Ministério Publico do Estado de Mato Grosso

Cadastro de estupradores' de SP: inconstitucionalidade, ilegalidade e ineficácia

quinta-feira, 03 de julho de 2025, 15h51

No último dia 30, o governo de São Paulo sancionou a Lei nº 18.157/2025, que cria cadastro de condenados por estupro. Embora aparentemente bem-intencionada, a lei que já passou por diversos vetos, na parte remanescente, levanta sérias dúvidas sobre sua constitucionalidade, eficácia e alinhamento com os princípios que regem o direito penal brasileiro.

 

Reprodução

Desembargadores apontaram contradições no testemunho da vítima e falta de provas robustas para absolver o acusado

 

Longe de se apresentar como uma solução definitiva para a violência sexual, a medida parece servir, na verdade, para desviar o foco de ações mais eficazes e urgentes, além de configurar uma clara violação de institutos da lei penal e usurpação de competência legislativa.

 

 

Primeiramente, é fundamental questionar o real compromisso do estado de São Paulo com a redução da violência contra a mulher, principal vítima dos crimes contra a dignidade sexual, quando a criação de um cadastro punitivo se sobrepõe ao investimento, por exemplo, em educação de gênero.

 

A prevenção da violência sexual passa, inevitavelmente, pela desconstrução de padrões socioculturais, pela promoção da igualdade e pelo respeito às diferenças desde a base educacional. Sem um esforço genuíno e contínuo nessa área, medidas como o cadastro mostram-se paliativas e populistas, não abordando as raízes do problema.

 

A ausência de políticas públicas robustas de educação de gênero no estado sugere uma inversão de prioridades, onde a punição e — pior — a estigmatização, se sobrepõem à prevenção, que deveria estar no foco principal das políticas públicas.

 

Pena perpétua

 

Um dos pilares do direito penal brasileiro é o princípio da não previsão de penas de caráter perpétuo. A Constituição, em seu artigo 5º, inciso XLVII, proíbe expressamente que penas se estendam indefinidamente. Um cadastro de condenados por estupro, que mantém o indivíduo rotulado e publicamente identificado por tempo indeterminado, mesmo após o cumprimento da pena, assemelha-se a uma pena de caráter perpétuo, pois se apresenta como efeito da condenação.

 

O cadastro também pode ser lido como uma punição que transcende a sanção imposta pela condenação e impõe uma nova forma de punir, ferindo um direito fundamental do indivíduo e a própria essência do sistema penal, o que também acarreta na violação da competência para legislar.

 

A lei estadual ignora o instituto penal da reabilitação criminal, previsto no artigo 93 e seguintes do Código Penal. Este instituto visa a reinserção social do condenado após o cumprimento da pena, apagando os efeitos secundários da condenação e permitindo que o indivíduo retome sua vida em sociedade sem o estigma eterno do crime.

 

O cadastro permanente contraria essa premissa fundamental, perpetuando o estigma e impedindo a ressocialização, função precípua da aplicação da sanção penal.

 

A lei ainda viola frontalmente o conceito da reincidência criminal. Prevista no artigo 63 do Código Penal, a reincidência é instituto jurídico que determina o agravamento da sanção penal aplicada a um novo crime após condenação transitada em julgado por crime anterior. Contudo, o artigo 64 do mesmo diploma legal limita a aplicação da reincidência ao prazo de 5 anos “contados do cumprimento ou da extinção da pena do crime anterior”.

 

O cadastro estadual, ao expor continuamente os dados de condenados, cria uma “reincidência” social, para além da jurídica, prejudicando a própria finalidade da reabilitação e da compreensão penal da reincidência.

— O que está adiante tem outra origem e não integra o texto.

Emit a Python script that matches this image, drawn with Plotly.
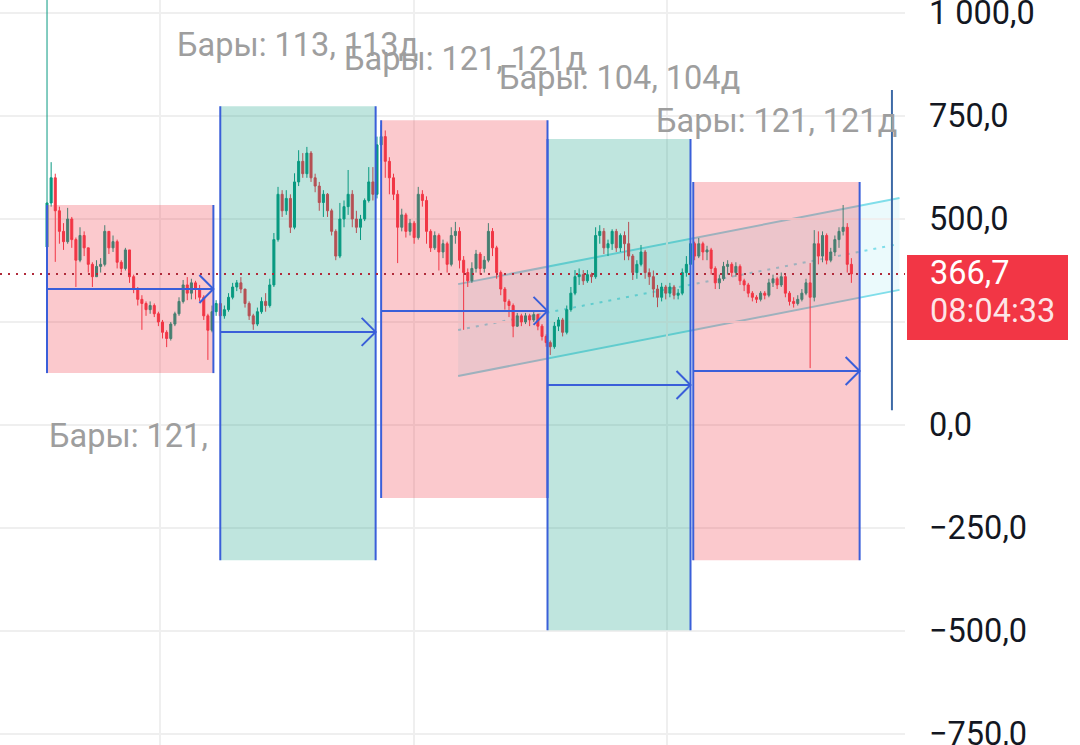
import plotly.graph_objects as go

# ---------------- data ----------------
first_open = 432
close = [539, 600, 520, 470, 445, 500, 450, 400, 460, 430,
         390, 360, 385, 390, 470, 430, 445, 395, 380, 425,
         360, 330, 305, 295, 280, 290, 270, 250, 225, 210,
         245, 270, 300, 340, 320, 345, 330, 310, 265, 230,
         275, 295, 265, 280, 310, 335, 345, 330, 295, 265,
         245, 275, 300, 290, 340, 450, 560, 520, 550, 480,
         590, 640, 610, 660, 600, 580, 540, 560, 520, 470,
         410, 500, 530, 560, 500, 480, 500, 545, 590, 560,
         680, 700, 640, 600, 560, 480, 510, 470, 490, 455,
         560, 545, 470, 430, 460, 420, 440, 390, 460, 470,
         400, 370, 350, 380, 415, 380, 400, 470, 430, 370,
         330, 300, 290, 240, 265, 250, 265, 255, 268, 240,
         215, 200, 190, 240, 255, 225, 280, 320, 360, 365,
         350, 365, 360, 460, 470, 430, 440, 470, 430, 460,
         440, 410, 370, 390, 420, 370, 360, 330, 310, 335,
         320, 335, 315, 320, 370, 390, 440, 410, 440, 420,
         425, 380, 345, 355, 385, 390, 370, 385, 350, 340,
         320, 310, 305, 320, 315, 345, 355, 340, 360, 320,
         300, 295, 305, 320, 345, 310, 440, 410, 460, 400,
         420, 450, 470, 480, 390, 366.7]
high = [1100, 638, 610, 530, 490, 527, 505, 455, 480, 470,
        430, 395, 400, 405, 485, 470, 460, 450, 400, 430,
        425, 365, 335, 315, 300, 300, 295, 275, 255, 230,
        250, 275, 310, 352, 359, 355, 350, 340, 315, 270,
        290, 303, 300, 290, 320, 345, 352, 359, 330, 300,
        270, 285, 310, 320, 355, 466, 578, 570, 570, 560,
        611, 667, 660, 675, 665, 610, 590, 570, 563, 525,
        475, 539, 545, 619, 570, 520, 510, 550, 626, 626,
        700, 728, 715, 650, 610, 570, 525, 515, 500, 495,
        578, 570, 555, 475, 470, 465, 450, 445, 480, 493,
        480, 410, 380, 395, 425, 420, 410, 490, 478, 435,
        375, 335, 305, 295, 272, 270, 272, 270, 275, 270,
        245, 220, 205, 250, 262, 260, 290, 335, 376, 380,
        376, 376, 370, 480, 485, 478, 450, 475, 476, 465,
        470, 493, 415, 400, 437, 425, 380, 375, 340, 345,
        340, 345, 340, 330, 380, 410, 449, 445, 454, 445,
        435, 430, 385, 365, 396, 400, 395, 395, 390, 355,
        345, 325, 315, 325, 325, 355, 365, 360, 370, 365,
        325, 310, 315, 330, 355, 393, 473, 470, 470, 465,
        430, 460, 480, 534, 490, 405]
low = [420, 530, 396, 440, 425, 440, 430, 335, 395, 410,
       370, 335, 360, 370, 385, 415, 420, 380, 370, 375,
       345, 320, 290, 231, 265, 270, 262, 240, 210, 189,
       205, 240, 265, 295, 303, 305, 305, 300, 255, 158,
       225, 265, 255, 258, 275, 305, 325, 320, 285, 255,
       231, 240, 270, 275, 285, 335, 445, 505, 510, 466,
       475, 580, 600, 600, 590, 565, 520, 505, 505, 460,
       400, 405, 480, 510, 480, 466, 449, 495, 540, 545,
       550, 640, 600, 560, 546, 393, 470, 455, 460, 440,
       450, 530, 440, 420, 425, 375, 405, 370, 385, 440,
       380, 231, 335, 345, 370, 365, 370, 395, 410, 355,
       315, 280, 262, 213, 238, 240, 245, 240, 250, 230,
       205, 190, 170, 185, 228, 215, 220, 275, 315, 340,
       340, 345, 345, 355, 440, 415, 410, 425, 420, 420,
       400, 400, 352, 355, 385, 355, 340, 310, 286, 300,
       305, 310, 305, 305, 315, 360, 385, 400, 405, 400,
       400, 365, 330, 330, 350, 365, 360, 360, 340, 325,
       310, 300, 296, 300, 305, 310, 335, 330, 335, 310,
       290, 285, 290, 300, 315, 138, 300, 390, 395, 390,
       395, 410, 430, 460, 370, 345]
bar_step = 3          # each drawn candle stands for 3 daily bars
last_price = 366.7
last_time = "08:04:33"

# date-range drawings (bar index, bar count, price top/bottom)
box_start = [0, 126, 243, 364, 470]
box_bars = [121, 113, 121, 104, 121]
box_top = [534, 774, 740, 694, 590]
box_bottom = [126, -328, -177, -498, -328]
box_kind = ["down", "up", "down", "up", "down"]
arrow_price = [330, 226, 277, 97, 131]
box_labels = ["Бары: 121,", "Бары: 113, 113д", "Бары: 121, 121д",
              "Бары: 104, 104д", "Бары: 121, 121д"]
label_side = ["below", "above", "above", "above", "above"]

# parallel channel
channel_x = [299, 620]
channel_lower = [119, 328]
channel_width = 223

# vertical line drawing
vline_x = 614.5
vline_prices = [36, 813]

y_ticks = [-750, -500, -250, 0, 500, 750, 1000]
y_hidden_grid = [250]          # label hidden behind the price tag
x_grid = [82, 267, 451]

# ---------------- figure ----------------
W, H = 1080, 745
R_MARGIN = 175
plot_w = W - R_MARGIN
x_range = [-34.2, 624.0]
y_range = [-776.7, 1031.6]
px_x = plot_w / (x_range[1] - x_range[0])
px_y = H / (y_range[1] - y_range[0])

bars = [i * bar_step for i in range(len(close))]
opens = [first_open] + close[:-1]

RED = "#f23645"
GREEN = "#089981"
BLUE = "#3a5fd9"
CYAN = "#80deea"
FS = 32.5

fig = go.Figure()
fig.add_trace(go.Candlestick(
    x=bars, open=opens, high=high, low=low, close=close,
    increasing=dict(line=dict(color=GREEN, width=1), fillcolor=GREEN),
    decreasing=dict(line=dict(color=RED, width=1), fillcolor=RED),
    whiskerwidth=0, hoverinfo="skip", showlegend=False,
))

shapes = []
# channel (below candles)
x0, x1 = channel_x
l0, l1 = channel_lower
shapes.append(dict(type="path", layer="below", line=dict(width=0),
                   fillcolor="rgba(128,222,234,0.16)",
                   path=f"M {x0},{l0} L {x1},{l1} L {x1},{l1 + channel_width} "
                        f"L {x0},{l0 + channel_width} Z"))
for off, dash in [(0, "solid"), (channel_width, "solid"), (channel_width / 2, "3px,6px")]:
    shapes.append(dict(type="line", layer="below", x0=x0, x1=x1,
                       y0=l0 + off, y1=l1 + off,
                       line=dict(color=CYAN, width=2, dash=dash)))

# boxes
for s, n, t, b, k in zip(box_start, box_bars, box_top, box_bottom, box_kind):
    fill = "rgba(242,54,69,0.27)" if k == "down" else "rgba(8,153,129,0.26)"
    shapes.append(dict(type="rect", layer="above", x0=s, x1=s + n, y0=b, y1=t,
                       fillcolor=fill, line=dict(width=0)))
for s, n, t, b in zip(box_start, box_bars, box_top, box_bottom):
    for xe in (s, s + n):
        shapes.append(dict(type="line", layer="above", x0=xe, x1=xe, y0=b, y1=t,
                           line=dict(color=BLUE, width=2)))
# arrows
ah_x = 14 / px_x
ah_y = 14 / px_y
for s, n, p in zip(box_start, box_bars, arrow_price):
    e = s + n
    shapes.append(dict(type="line", layer="above", x0=s, x1=e, y0=p, y1=p,
                       line=dict(color=BLUE, width=2)))
    shapes.append(dict(type="path", layer="above",
                       path=f"M {e - ah_x},{p + ah_y} L {e},{p} L {e - ah_x},{p - ah_y}",
                       line=dict(color=BLUE, width=2)))
# last price dotted line
shapes.append(dict(type="line", layer="above", xref="paper", x0=0, x1=1,
                   y0=last_price, y1=last_price,
                   line=dict(color="#b02a3a", width=2, dash="2px,6px")))
# vertical line drawing
shapes.append(dict(type="line", layer="above", x0=vline_x, x1=vline_x,
                   y0=vline_prices[0], y1=vline_prices[1],
                   line=dict(color="#3d6aa6", width=2)))
# price label background
shapes.append(dict(type="rect", layer="above", xref="paper", yref="y",
                   xsizemode="pixel", ysizemode="pixel",
                   xanchor=1, yanchor=last_price,
                   x0=2, x1=163, y0=19, y1=-66,
                   fillcolor=RED, line=dict(width=0)))

annotations = []
for s, n, t, b, txt, side in zip(box_start, box_bars, box_top, box_bottom,
                                 box_labels, label_side):
    if side == "above":
        annotations.append(dict(x=s + n / 2, y=t, xanchor="center", yanchor="middle",
                                yshift=61, text=txt, showarrow=False,
                                font=dict(size=FS, color="#9e9e9e")))
    else:
        annotations.append(dict(x=s, y=b, xanchor="left", yanchor="middle",
                                yshift=-63, text=txt, showarrow=False,
                                font=dict(size=FS, color="#9e9e9e")))
annotations.append(dict(xref="paper", x=928 / plot_w, y=last_price, yref="y",
                        xanchor="left", yanchor="middle", yshift=1,
                        text=f"{last_price:.1f}".replace(".", ","), showarrow=False,
                        font=dict(size=FS, color="white")))
annotations.append(dict(xref="paper", x=928 / plot_w, y=last_price, yref="y",
                        xanchor="left", yanchor="middle", yshift=-37,
                        text=last_time, showarrow=False,
                        font=dict(size=FS, color="rgba(255,255,255,0.88)")))

fig.update_layout(
    width=W, height=H,
    margin=dict(l=0, r=R_MARGIN, t=0, b=0, pad=0, autoexpand=False),
    paper_bgcolor="white", plot_bgcolor="white",
    showlegend=False, hovermode=False,
    separators=", ",
    font=dict(family="Roboto", size=FS, color="#131722"),
    shapes=shapes, annotations=annotations,
    xaxis=dict(range=x_range, tickvals=x_grid, showticklabels=False,
               showgrid=True, gridcolor="#efefef", gridwidth=1.5,
               zeroline=False, showline=False, ticks="", automargin=False,
               rangeslider=dict(visible=False)),
    yaxis=dict(side="right", range=y_range, tickvals=y_ticks, tickformat=",.1f",
               showgrid=True, gridcolor="#efefef", gridwidth=1.5,
               minor=dict(tickvals=y_hidden_grid, showgrid=True,
                          gridcolor="#efefef", gridwidth=1.5, ticks=""),
               zeroline=False, showline=False, ticks="", ticklabelstandoff=23,
               ticklabeloverflow="allow", automargin=False,
               tickfont=dict(size=FS, color="#131722")),
)

fig.write_html("out.html", config={"displayModeBar": False},
               post_script="document.body.style.margin='0';")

Por fim, e talvez o ponto mais crítico, a lei de São Paulo viola frontalmente as normas de competência para legislar sobre matéria penal. A Constituição atribui à União a competência privativa para legislar sobre direito penal, conforme previsto no artigo 22, inciso I.

 

A criação e manutenção de um cadastro de condenados por estupro, com atribuição à Secretaria de Segurança Pública do Estado, a quem caberá definir regras de acesso e divulgação (artigo 3º da Lei nº 18.157/2025), escancara a usurpação de competência legislativa da União.

 

Isto porque a criação e manutenção do cadastro figura como efeito da condenação criminal transitada em julgado, sendo, portanto, de natureza eminentemente penal, sendo certo que o estado de São Paulo não possui competência para legislar sobre o tema, invadindo uma prerrogativa exclusiva da União.

 

Políticas públicas que visem a combater os índices alarmantes de práticas de crimes contra a dignidade sexual são sempre louváveis. Entretanto, a lei paulista se mostra uma medida inconstitucional, ilegal e, mais grave, ineficaz.